Se eu tivesse filhos e precisasse me preocupar com o café da manhã, estaria completamente abilolada. Olho para essas
mulheres que se dividem entre a profissão, os afazeres domésticos, filhos, marido, entre outras invenções do
universo da mulher moderna e simplesmente não acredito. Fico me perguntando se dá tempo de viver, se dá tempo de
curtir o tempo, se dá tempo para se questionar ou mesmo sentir-se feliz. Talvez esta seja a questão: nunca conheci
uma mulher que lidasse bem com a ociosidade. Se há tempo, há uma enorme quantidade de bobagens passando pela nossa
cabeça. Partindo deste principio, quanto menos tempo livre, menores as chances do diabo se instalar e se esparramar
nas nossas mentes. É o acumulo de tarefas que sabota qualquer sensação de falta de importância, dedicação,
realização, etc e nos dá ares de missão cumprida no fim do dia.

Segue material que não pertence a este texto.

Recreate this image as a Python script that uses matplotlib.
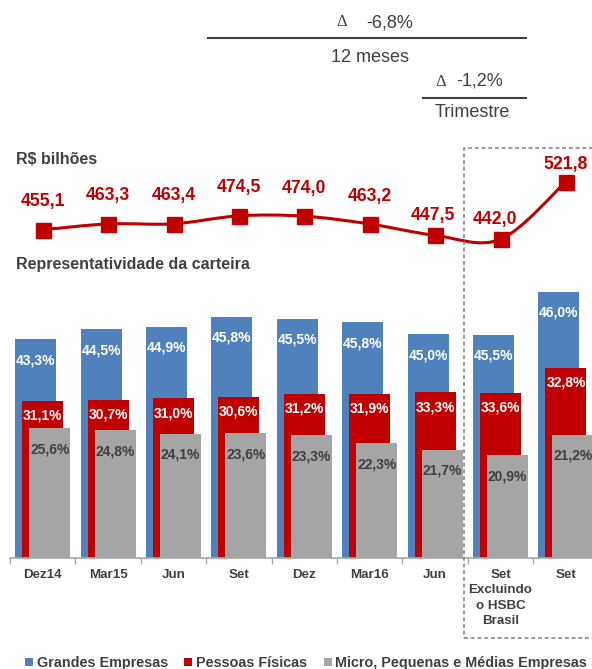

Acho que deve ser por conta disso que nos enchemos de obrigações e nos dividimos em dias de missões impossíveis. Por
que eu estou dizendo nós? Não sou mais uma mulher maravilha. Já perdi os meus super poderes. Não sou mais como a
maior parte das mulheres. Que seja. Não tenho nada que precise da minha existência tanto assim… só a editora, a
editora precisa de mim e eu preciso dela para gerar produtividade nos meus dias de ócio. Produtividade? Não seria
“sentido”?
Ter um blog dá trabalho; escrever dá trabalho, mesmo que seja sobre os nossos umbigos.
Não consigo mais responder e-mails, comentários, não consigo mais tempo para comentar. Não vou parar de vir aqui,
até porque não consigo e não posso parar de ler os velhos e os novos blogs. Mas o meu tempo, que nunca foi precioso,
será oferecido para uma única tarefa. A única tarefa importante da minha vida sem responsabilidades e dependentes.
Vou cuidar mais e melhor da minha editora… porque talvez ela seja a única coisa verdadeiramente minha nestes dias
estranhos que me fazem acreditar que eu gosto mais de sol do que de chuva.